Aislinn shrugged. "She prefers to pretend I don't exist," she said bluntly. "Particularly since she had another daughter when I was halfway through my time here."
Severus raised an eyebrow, and his mind began churning, piecing together information. The Seventh Year students remembered her from when they were First Years, which meant it had been seven years since she'd left Hogwarts, and her sister was born when she was halfway through, so around her fourth year. Which would have been eleven years ago. And that meant… "Your sister is in Slytherin," he concluded, aloud.
She stared at him for a moment, then suddenly started laughing. "You didn't know that? Honestly, Severus, I thought you were being obtuse this evening. And I thought you kept calling me 'Miss Carlisle' to tell me that you knew Amber was my sister." She shook her head slightly and raised her empty glass to her lips, then frowned at it, as though suddenly realizing it was empty. "I wonder which one of us won that one then…"
Severus, however, was too busy staring at her. Amber Carlisle, the girl he'd been watching the first day of school, the evening of the Feast, the one he'd had to chase to her dormitory so often. The one who always talked back to him in class and had such an engaging smile and a penchant for detention… That girl was Aislinn's sister? He took a deep breath and shook his head, clearing his thoughts. "I suppose I should have expected that," he conceded, "but I must admit that I had no clue."
Aislinn shrugged. "Just as well. Mother would probably prefer no one knew she and I are related."
There was something of a warning in that, and Severus nodded slowly, frowning. As his mind worked past the shock that Aislinn had a sister who was one of his own students, and a Slytherin at that, he found himself suddenly reassessing Aislinn's earlier comments to him. Trapped by her name, was she? Suddenly, he thought he could see that.

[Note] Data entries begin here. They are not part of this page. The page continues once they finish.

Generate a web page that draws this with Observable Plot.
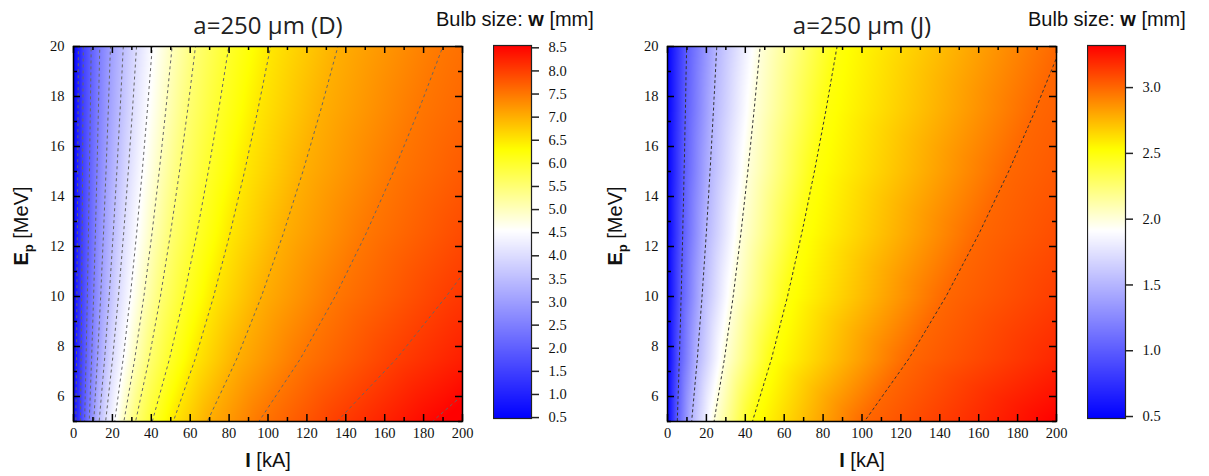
<!DOCTYPE html>
<html><head><meta charset="utf-8">
<script src="https://cdn.jsdelivr.net/npm/d3@7"></script>
<script src="https://cdn.jsdelivr.net/npm/@observablehq/plot@0.6"></script>
<style>
body{margin:0;background:#fff;}
#root{position:relative;width:1209px;height:476px;overflow:hidden;}
#root > div{position:absolute;top:0;}
#overlay{position:absolute;left:0;top:0;pointer-events:none;}
</style></head><body><div id="root"></div>
<script>
// ---- axis ticks ----
const I_TICKS = [0, 20, 40, 60, 80, 100, 120, 140, 160, 180, 200];
const I_MINOR = [10, 30, 50, 70, 90, 110, 130, 150, 170, 190];
const E_TICKS = [6, 8, 10, 12, 14, 16, 18, 20];
const E_MINOR = [5, 7, 9, 11, 13, 15, 17, 19];

// ---- rows of proton energy (MeV) at which the field is read ----
const E_ROWS = [5, 7.5, 10, 12.5, 15, 17.5, 20];

// ---- panel D: contour levels (mm) and current I (kA) where each is crossed, per row ----
const LEVELS_D = [1.0, 1.5, 2.0, 2.5, 3.0, 3.5, 4.0, 4.5, 5.0, 5.5, 6.0, 6.5, 7.0, 7.5, 8.0, 8.5];
const CROSS_D = [
  [1.2, 3.6, 5.7, 8.1, 10.4, 13.2, 16.5, 21.2, 25.9, 31.9, 40.5, 51.3, 68.8, 95.3, 135.5, 184.5],
  [1.49, 3.91, 6.46, 9.31, 12.33, 15.99, 20.07, 25.54, 31.47, 38.82, 49.33, 62.54, 83.88, 116.56, 165.95, null],
  [1.74, 4.18, 7.11, 10.34, 13.96, 18.34, 23.09, 29.19, 36.17, 44.66, 56.78, 72.01, 96.59, 134.48, 191.6, null],
  [1.96, 4.41, 7.68, 11.24, 15.40, 20.41, 25.74, 32.42, 40.31, 49.80, 63.34, 80.36, 107.79, 150.27, null, null],
  [2.15, 4.62, 8.19, 12.05, 16.70, 22.28, 28.14, 35.33, 44.06, 54.45, 69.27, 87.91, 117.92, 164.56, null, null],
  [2.33, 4.82, 8.66, 12.80, 17.89, 24.00, 30.35, 38.01, 47.50, 58.72, 74.72, 94.84, 127.23, 177.68, null, null],
  [2.5, 5.0, 9.1, 13.5, 19.0, 25.6, 32.4, 40.5, 50.7, 62.7, 79.8, 101.3, 135.9, 189.9, null, null]
];
const EDGE0_D = [0.5, 0.5, 0.5, 0.5, 0.5, 0.5, 0.5];          // w at I = 0
const EDGE200_D = [8.66, 8.28, 8.06, 7.89, 7.75, 7.64, 7.56];  // w at I = 200

// ---- panel J ----
const LEVELS_J = [1.0, 1.5, 2.0, 2.5, 3.0];
const CROSS_J = [
  [5.0, 12.4, 23.9, 43.6, 101.2],
  [6.08, 15.30, 29.23, 53.37, 123.94],
  [6.99, 17.74, 33.72, 61.62, 143.12],
  [7.79, 19.90, 37.67, 68.88, 160.01],
  [8.51, 21.84, 41.25, 75.45, 175.29],
  [9.18, 23.63, 44.54, 81.48, 189.32],
  [9.8, 25.3, 47.6, 87.1, null]
];
const EDGE0_J = [0.5, 0.5, 0.5, 0.5, 0.5, 0.5, 0.5];
const EDGE200_J = [3.32, 3.20, 3.13, 3.08, 3.045, 3.018, 2.996];

// ---- colour bars ----
const CB_TICKS_D = [0.5, 1.0, 1.5, 2.0, 2.5, 3.0, 3.5, 4.0, 4.5, 5.0, 5.5, 6.0, 6.5, 7.0, 7.5, 8.0, 8.5];
const CB_TICKS_J = [0.5, 1.0, 1.5, 2.0, 2.5, 3.0];
const CB_DOMAIN_D = [0.48, 4.55, 6.3, 8.55];
const CB_DOMAIN_J = [0.485, 1.915, 2.53, 3.32];
const CB_COLORS = ["#0000ff", "#ffffff", "#ffff00", "#ff0000"];

const TITLES = ["a=250 μm (D)", "a=250 μm (J)"];
const SERIF = "Liberation Serif";

function samples(levels, cross, edge0, edge200) {
  const pts = [];
  E_ROWS.forEach((E, r) => {
    pts.push({I: 0, E, w: edge0[r]});
    levels.forEach((L, k) => { const I = cross[r][k]; if (I != null) pts.push({I, E, w: L}); });
    pts.push({I: 200, E, w: edge200[r]});
  });
  return pts;
}

const FW = 389, FH = 375;
function mainPlot(pts, domain, levels, cStroke, dash) {
  return Plot.plot({
    width: 480, height: 476, marginLeft: 73, marginRight: 18, marginTop: 46, marginBottom: 55,
    x: {domain: [0, 200]}, y: {domain: [5, 20]},
    color: {type: "linear", domain: domain, range: CB_COLORS, clamp: true},
    style: {fontSize: "14.5px", color: "#111", background: "transparent"},
    marks: [
      Plot.raster(pts, {x: "I", y: "E", fill: "w", interpolate: "barycentric", x1: 0, x2: 200, y1: 5, y2: 20, pixelSize: 1}),
      Plot.contour(pts, {x: "I", y: "E", value: "w", interpolate: "barycentric", x1: 0, x2: 200, y1: 5, y2: 20, pixelSize: 1,
        thresholds: levels, fill: "none", stroke: cStroke, strokeWidth: 1, strokeDasharray: dash}),
      Plot.tickX(I_TICKS, {x: d => d, insetTop: FH - 7, stroke: "#000", strokeWidth: 1.5}),
      Plot.tickX(I_MINOR, {x: d => d, insetTop: FH - 4, stroke: "#000", strokeWidth: 1.5}),
      Plot.tickX(I_TICKS, {x: d => d, insetBottom: FH - 7, stroke: "#000", strokeWidth: 1.5}),
      Plot.tickX(I_MINOR, {x: d => d, insetBottom: FH - 4, stroke: "#000", strokeWidth: 1.5}),
      Plot.tickY(E_TICKS, {y: d => d, insetRight: FW - 7, stroke: "#000", strokeWidth: 1.5}),
      Plot.tickY(E_MINOR, {y: d => d, insetRight: FW - 4, stroke: "#000", strokeWidth: 1.5}),
      Plot.tickY(E_TICKS, {y: d => d, insetLeft: FW - 7, stroke: "#000", strokeWidth: 1.5}),
      Plot.tickY(E_MINOR, {y: d => d, insetLeft: FW - 4, stroke: "#000", strokeWidth: 1.5}),
      Plot.frame({stroke: "#000", strokeWidth: 1.5}),
      Plot.axisX({ticks: I_TICKS, tickSize: 0, tickPadding: 6, label: null, fontSize: 14.5}),
      Plot.axisY({ticks: E_TICKS, tickSize: 0, tickPadding: 9, label: null, fontSize: 14.5})
    ]
  });
}

function colorBar(domain, ticks) {
  const lo = domain[0], hi = domain[domain.length - 1];
  return Plot.plot({
    width: 120, height: 476, marginLeft: 0, marginRight: 82, marginTop: 45, marginBottom: 58,
    x: {domain: [0, 1], axis: null}, y: {domain: [lo, hi]},
    color: {type: "linear", domain: domain, range: CB_COLORS, clamp: true},
    style: {fontSize: "14.5px", color: "#111", background: "transparent"},
    marks: [
      Plot.raster({fill: (x, y) => y, x1: 0, x2: 1, y1: lo, y2: hi, pixelSize: 1}),
      Plot.frame({stroke: "#222", strokeWidth: 1.2}),
      Plot.axisY({anchor: "right", ticks: ticks, tickSize: 7, tickPadding: 10, label: null,
        tickFormat: d => d.toFixed(1), stroke: "#222", strokeWidth: 1.5, fontSize: 14.5})
    ]
  });
}

const root = document.getElementById("root");
function place(el, left) {
  // tick labels in a serif face (set on every text node)
  el.querySelectorAll("text").forEach(t => {
    t.setAttribute("font-family", SERIF);
    t.style.fontFamily = "'Liberation Serif'";
    t.style.fontVariantNumeric = "normal";
  });
  const d = document.createElement("div"); d.style.left = left + "px"; d.appendChild(el); root.appendChild(d);
}

place(mainPlot(samples(LEVELS_D, CROSS_D, EDGE0_D, EDGE200_D), CB_DOMAIN_D, LEVELS_D, "#666", "3,3"), 0);
place(colorBar(CB_DOMAIN_D, CB_TICKS_D), 493);
place(mainPlot(samples(LEVELS_J, CROSS_J, EDGE0_J, EDGE200_J), CB_DOMAIN_J, LEVELS_J, "#333", "3,2.5"), 594);
place(colorBar(CB_DOMAIN_J, CB_TICKS_J), 1087);

// ---- text overlay ----
const NS = "http://www.w3.org/2000/svg";
const ov = document.createElementNS(NS, "svg");
ov.setAttribute("id", "overlay"); ov.setAttribute("width", 1209); ov.setAttribute("height", 476);
let html = "";
[0, 594].forEach((off, i) => {
  html += `<text x="${268 + off}" y="34" text-anchor="middle" font-family="Open Sans" font-size="24" fill="#222">${TITLES[i]}</text>`;
  html += `<text x="${268 + off}" y="467" text-anchor="middle" font-family="Liberation Sans" font-size="20" fill="#111"><tspan font-weight="bold">I</tspan> [kA]</text>`;
  html += `<text transform="translate(${28 + off},226) rotate(-90)" text-anchor="middle" font-family="Liberation Sans" font-size="20" fill="#111"><tspan font-weight="bold">E</tspan><tspan font-weight="bold" font-size="13" dy="5">p</tspan><tspan dy="-5"> [MeV]</tspan></text>`;
});
html += `<text x="436" y="26" font-family="Liberation Sans" font-size="20" fill="#111">Bulb size: <tspan font-weight="bold">w</tspan> [mm]</text>`;
html += `<text x="1028" y="26" font-family="Liberation Sans" font-size="20" fill="#111">Bulb size: <tspan font-weight="bold">w</tspan> [mm]</text>`;
ov.innerHTML = html;
root.appendChild(ov);
</script>
</body></html>
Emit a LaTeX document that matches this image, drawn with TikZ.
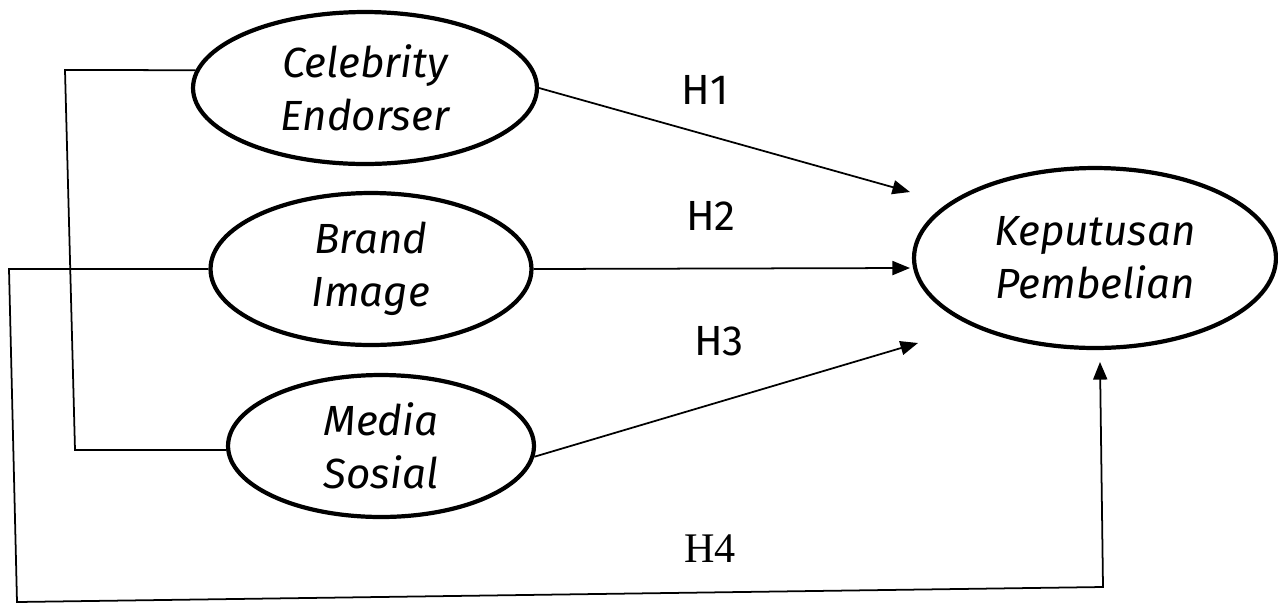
\documentclass[tikz,border=0pt]{standalone}
\usepackage{fontspec}
\newfontfamily\varfont{Fira Sans}
\newfontfamily\hfont{Liberation Serif}
\usetikzlibrary{shapes.geometric,arrows.meta}
\tikzset{
  var/.style={ellipse,draw,line width=2.4pt,inner sep=0pt,align=center,
    font=\varfont\itshape\fontsize{24}{30}\selectfont},
  hyp/.style={font=\varfont\fontsize{24}{28}\selectfont,inner sep=0pt},
  link/.style={line width=1pt},
  arr/.style={line width=1pt,-{Triangle[length=10pt,width=8pt]}}
}
\begin{document}
\begin{tikzpicture}[x=0.02cm,y=-0.02cm]
	\useasboundingbox (0,0) rectangle (1278,603);
	\node[var,minimum width=6.88cm,minimum height=3.04cm] (CE) at (365,88) {Celebrity\\Endorser};
	\node[var,minimum width=6.42cm,minimum height=3.04cm] (BI) at (371,269) {Brand\\Image};
	\node[var,minimum width=6.12cm,minimum height=2.84cm] (MS) at (381,446) {Media\\Sosial};
	\node[var,minimum width=7.24cm,minimum height=3.6cm] (KP) at (1095,258) {Keputusan\\Pembelian};

	\node[hyp] (H1) at (705,90) {H1};
	\node[hyp] (H2) at (711,216) {H2};
	\node[hyp] (H3) at (719,341) {H3};
	\node[hyp,font=\hfont\fontsize{24}{28}\selectfont] (H4) at (710,549) {H4};

	\coordinate (T1) at (910,192);
	\coordinate (T2) at (910,268);
	\coordinate (T3) at (918,343);
	\coordinate (T4) at (1100,362);
	\coordinate (C1) at (65,70);
	\coordinate (C2) at (75,450);
	\coordinate (B1) at (9,269);
	\coordinate (B2) at (17,602);
	\coordinate (B3) at (1103,587);

	\draw[arr] (CE.east) -- (T1);
	\draw[arr] (BI.east) -- (T2);
	\draw[arr] (MS.-4) -- (T3);
	\draw[link] (CE.174) -- (C1) -- (C2) -- (MS.west |- C2);
	\draw[arr] (BI.west) -- (B1) -- (B2) -- (B3) -- (T4);
\end{tikzpicture}
\end{document}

He stood and went back to the sideboard, pouring himself another glass of sherry, and bringing the bottle to refill her glass as well. "Try to make that one last more than two minutes," he chastised, then returned the bottle to its place. He moved his chair a bit closer to hers, and seated himself again. She gave him a slightly grateful smile.
"Thank you," she said quietly, and sipped.
A silence fell between them, but it was oddly comfortable. A simple matter of two people sitting in comfortable chairs with sherry and a mutual understanding. Well, Severus, at least, knew there was a mutual understanding, though he doubted Aislinn knew it.
"Slytherin," he began quietly, taking a deep interest in his glass, "has one very serious fault. Though if you repeat that, I will deny I ever said it." Aislinn's lips quirked into a smile. "There is such a great emphasis on being of the 'right' family, which is unfortunate. It's the one thing a person can't control—the situation into which he or she was born." Severus took another sip. "It took me better than fifteen years to realize that," he confided, "and I'm still not likely to say it when many can hear it. But being of the right kind of family has so little bearing on anything. Cesspools of inbreeding," he commented softly, "and a general weakening of ability overall."
Aislinn was watching him as though entranced. Perhaps she was. "I didn't have the 'right' kind of family either," he confessed quietly. "Pureblood, yes, but hardly the nobility that the Malfoys and Crabbes of the world have cultivated."
He watched her face for any sign of malice, but there was none. A bit of curiosity, perhaps, but nothing more. "I've never heard you speak of your past," she said softly, taking another sip of sherry.
He sighed. "I suppose there isn't much I wish to remember."